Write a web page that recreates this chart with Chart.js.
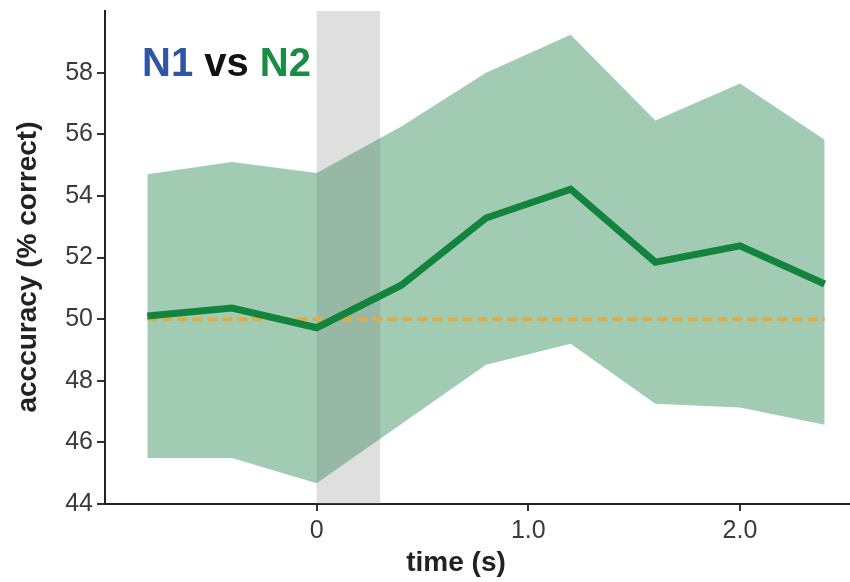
<!DOCTYPE html>
<html>
<head>
<meta charset="utf-8">
<script src="https://cdn.jsdelivr.net/npm/chart.js@4/dist/chart.umd.min.js"></script>
<style>
  html, body { margin: 0; padding: 0; background: #ffffff; }
  #wrap { width: 850px; height: 582px; }
</style>
</head>
<body>
<div id="wrap"><canvas id="c" width="850" height="582"></canvas></div>
<script>
// Decoding accuracy over time, N1 vs N2
const times     = [-0.8, -0.4, 0.0, 0.4, 0.8, 1.2, 1.6, 2.0, 2.4];
const accuracy  = [50.10, 50.36, 49.72, 51.10, 53.28, 54.22, 51.85, 52.38, 51.14];
const upperCI   = [54.70, 55.10, 54.74, 56.25, 58.00, 59.23, 56.45, 57.65, 55.82];
const lowerCI   = [45.49, 45.49, 44.67, 46.60, 48.52, 49.20, 47.25, 47.13, 46.57];
const chance    = [50, 50, 50, 50, 50, 50, 50, 50, 50];
const yTicks    = [44, 46, 48, 50, 52, 54, 56, 58];
const xTicks    = [0, 1, 2];
const xTickText = ['0', '1.0', '2.0'];
const stimulusWindow = [0, 0.3];

const FONT = '"Liberation Sans", Arial, Helvetica, sans-serif';

const pts = ys => times.map((t, i) => ({ x: t, y: ys[i] }));

// grey stimulus window, laid over the confidence band but under the lines
const windowPlugin = {
  id: 'stimWindow',
  afterDatasetDraw(chart, args) {
    if (args.index !== 2) return;
    const { ctx, chartArea, scales } = chart;
    const x0 = scales.x.getPixelForValue(stimulusWindow[0]);
    const x1 = scales.x.getPixelForValue(stimulusWindow[1]);
    ctx.save();
    ctx.fillStyle = 'rgba(128,128,128,0.25)';
    ctx.fillRect(x0, chartArea.top, x1 - x0, chartArea.bottom - chartArea.top);
    ctx.restore();
  }
};

// axis titles and the comparison label
const labelsPlugin = {
  id: 'labels',
  afterDraw(chart) {
    const { ctx } = chart;
    ctx.save();
    ctx.fillStyle = '#222222';
    ctx.font = 'bold 28px ' + FONT;
    ctx.textAlign = 'center';
    ctx.textBaseline = 'middle';
    ctx.fillText('time (s)', 456, 563);
    ctx.translate(28, 267);
    ctx.rotate(-Math.PI / 2);
    ctx.fillText('acccuracy (% correct)', 0, 0);
    ctx.restore();

    ctx.save();
    ctx.font = 'bold 40px ' + FONT;
    ctx.textAlign = 'left';
    ctx.textBaseline = 'alphabetic';
    let x = 142;
    const parts = [['N1', '#2f55a4'], [' vs ', '#111111'], ['N2', '#1b8c45']];
    for (const [txt, col] of parts) {
      ctx.fillStyle = col;
      ctx.fillText(txt, x, 76);
      x += ctx.measureText(txt).width;
    }
    ctx.restore();
  }
};

new Chart(document.getElementById('c'), {
  type: 'line',
  data: {
    datasets: [
      {
        label: 'accuracy',
        data: pts(accuracy),
        borderColor: '#13843d',
        borderWidth: 7,
        pointRadius: 0,
        tension: 0,
        fill: false,
        borderCapStyle: 'butt',
        borderJoinStyle: 'miter'
      },
      {
        label: 'chance',
        data: pts(chance),
        borderColor: '#e9a93a',
        borderWidth: 3.5,
        borderDash: [10, 5],
        pointRadius: 0,
        fill: false
      },
      {
        label: 'upper',
        data: pts(upperCI),
        borderWidth: 0,
        borderColor: 'rgba(0,0,0,0)',
        backgroundColor: '#a1cbb3',
        pointRadius: 0,
        tension: 0,
        fill: '+1'
      },
      {
        label: 'lower',
        data: pts(lowerCI),
        borderWidth: 0,
        borderColor: 'rgba(0,0,0,0)',
        pointRadius: 0,
        tension: 0,
        fill: false
      }
    ]
  },
  options: {
    responsive: false,
    animation: false,
    events: [],
    layout: { padding: { left: 0, right: 1, top: 11, bottom: 0 } },
    plugins: {
      legend: { display: false },
      tooltip: { enabled: false },
      filler: { propagate: false }
    },
    scales: {
      x: {
        type: 'linear',
        min: -1.0,
        max: 2.515,
        afterBuildTicks: s => { s.ticks = xTicks.map(v => ({ value: v })); },
        afterFit: s => { s.height = 78; s.paddingLeft = 0; s.paddingRight = 0; },
        ticks: {
          color: '#3a3a3a',
          font: { family: FONT, size: 25 },
          padding: 5,
          maxRotation: 0,
          callback: (v) => xTickText[xTicks.indexOf(v)]
        },
        grid: { drawOnChartArea: false, drawTicks: true, tickLength: 7, color: '#333333', lineWidth: 2 },
        border: { display: true, color: '#222222', width: 2 }
      },
      y: {
        type: 'linear',
        min: 44,
        max: 60,
        afterBuildTicks: s => { s.ticks = yTicks.map(v => ({ value: v })); },
        afterFit: s => { s.width = 105; s.paddingTop = 0; s.paddingBottom = 0; },
        ticks: {
          color: '#3a3a3a',
          font: { family: FONT, size: 25 },
          padding: 4
        },
        grid: { drawOnChartArea: false, drawTicks: true, tickLength: 8, color: '#333333', lineWidth: 2 },
        border: { display: true, color: '#222222', width: 2 }
      }
    }
  },
  plugins: [windowPlugin, labelsPlugin]
});
</script>
</body>
</html>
○ ○ ○ ○ ○ ○ ○
Without the images, write out each line of the data verbatim.

Reply |
Write a web page that recreates this chart with Chart.js.
<!DOCTYPE html>
<html>
<head>
<meta charset="utf-8">
<script src="https://cdn.jsdelivr.net/npm/chart.js@4/dist/chart.umd.min.js"></script>
<style>
  html, body { margin: 0; padding: 0; background: #ffffff; }
  #wrap { width: 850px; height: 582px; }
</style>
</head>
<body>
<div id="wrap"><canvas id="c" width="850" height="582"></canvas></div>
<script>
// Decoding accuracy over time, N1 vs N2
const times     = [-0.8, -0.4, 0.0, 0.4, 0.8, 1.2, 1.6, 2.0, 2.4];
const accuracy  = [50.10, 50.36, 49.72, 51.10, 53.28, 54.22, 51.85, 52.38, 51.14];
const upperCI   = [54.70, 55.10, 54.74, 56.25, 58.00, 59.23, 56.45, 57.65, 55.82];
const lowerCI   = [45.49, 45.49, 44.67, 46.60, 48.52, 49.20, 47.25, 47.13, 46.57];
const chance    = [50, 50, 50, 50, 50, 50, 50, 50, 50];
const yTicks    = [44, 46, 48, 50, 52, 54, 56, 58];
const xTicks    = [0, 1, 2];
const xTickText = ['0', '1.0', '2.0'];
const stimulusWindow = [0, 0.3];

const FONT = '"Liberation Sans", Arial, Helvetica, sans-serif';

const pts = ys => times.map((t, i) => ({ x: t, y: ys[i] }));

// grey stimulus window, laid over the confidence band but under the lines
const windowPlugin = {
  id: 'stimWindow',
  afterDatasetDraw(chart, args) {
    if (args.index !== 2) return;
    const { ctx, chartArea, scales } = chart;
    const x0 = scales.x.getPixelForValue(stimulusWindow[0]);
    const x1 = scales.x.getPixelForValue(stimulusWindow[1]);
    ctx.save();
    ctx.fillStyle = 'rgba(128,128,128,0.25)';
    ctx.fillRect(x0, chartArea.top, x1 - x0, chartArea.bottom - chartArea.top);
    ctx.restore();
  }
};

// axis titles and the comparison label
const labelsPlugin = {
  id: 'labels',
  afterDraw(chart) {
    const { ctx } = chart;
    ctx.save();
    ctx.fillStyle = '#222222';
    ctx.font = 'bold 28px ' + FONT;
    ctx.textAlign = 'center';
    ctx.textBaseline = 'middle';
    ctx.fillText('time (s)', 456, 563);
    ctx.translate(28, 267);
    ctx.rotate(-Math.PI / 2);
    ctx.fillText('acccuracy (% correct)', 0, 0);
    ctx.restore();

    ctx.save();
    ctx.font = 'bold 40px ' + FONT;
    ctx.textAlign = 'left';
    ctx.textBaseline = 'alphabetic';
    let x = 142;
    const parts = [['N1', '#2f55a4'], [' vs ', '#111111'], ['N2', '#1b8c45']];
    for (const [txt, col] of parts) {
      ctx.fillStyle = col;
      ctx.fillText(txt, x, 76);
      x += ctx.measureText(txt).width;
    }
    ctx.restore();
  }
};

new Chart(document.getElementById('c'), {
  type: 'line',
  data: {
    datasets: [
      {
        label: 'accuracy',
        data: pts(accuracy),
        borderColor: '#13843d',
        borderWidth: 7,
        pointRadius: 0,
        tension: 0,
        fill: false,
        borderCapStyle: 'butt',
        borderJoinStyle: 'miter'
      },
      {
        label: 'chance',
        data: pts(chance),
        borderColor: '#e9a93a',
        borderWidth: 3.5,
        borderDash: [10, 5],
        pointRadius: 0,
        fill: false
      },
      {
        label: 'upper',
        data: pts(upperCI),
        borderWidth: 0,
        borderColor: 'rgba(0,0,0,0)',
        backgroundColor: '#a1cbb3',
        pointRadius: 0,
        tension: 0,
        fill: '+1'
      },
      {
        label: 'lower',
        data: pts(lowerCI),
        borderWidth: 0,
        borderColor: 'rgba(0,0,0,0)',
        pointRadius: 0,
        tension: 0,
        fill: false
      }
    ]
  },
  options: {
    responsive: false,
    animation: false,
    events: [],
    layout: { padding: { left: 0, right: 1, top: 11, bottom: 0 } },
    plugins: {
      legend: { display: false },
      tooltip: { enabled: false },
      filler: { propagate: false }
    },
    scales: {
      x: {
        type: 'linear',
        min: -1.0,
        max: 2.515,
        afterBuildTicks: s => { s.ticks = xTicks.map(v => ({ value: v })); },
        afterFit: s => { s.height = 78; s.paddingLeft = 0; s.paddingRight = 0; },
        ticks: {
          color: '#3a3a3a',
          font: { family: FONT, size: 25 },
          padding: 5,
          maxRotation: 0,
          callback: (v) => xTickText[xTicks.indexOf(v)]
        },
        grid: { drawOnChartArea: false, drawTicks: true, tickLength: 7, color: '#333333', lineWidth: 2 },
        border: { display: true, color: '#222222', width: 2 }
      },
      y: {
        type: 'linear',
        min: 44,
        max: 60,
        afterBuildTicks: s => { s.ticks = yTicks.map(v => ({ value: v })); },
        afterFit: s => { s.width = 105; s.paddingTop = 0; s.paddingBottom = 0; },
        ticks: {
          color: '#3a3a3a',
          font: { family: FONT, size: 25 },
          padding: 4
        },
        grid: { drawOnChartArea: false, drawTicks: true, tickLength: 8, color: '#333333', lineWidth: 2 },
        border: { display: true, color: '#222222', width: 2 }
      }
    }
  },
  plugins: [windowPlugin, labelsPlugin]
});
</script>
</body>
</html>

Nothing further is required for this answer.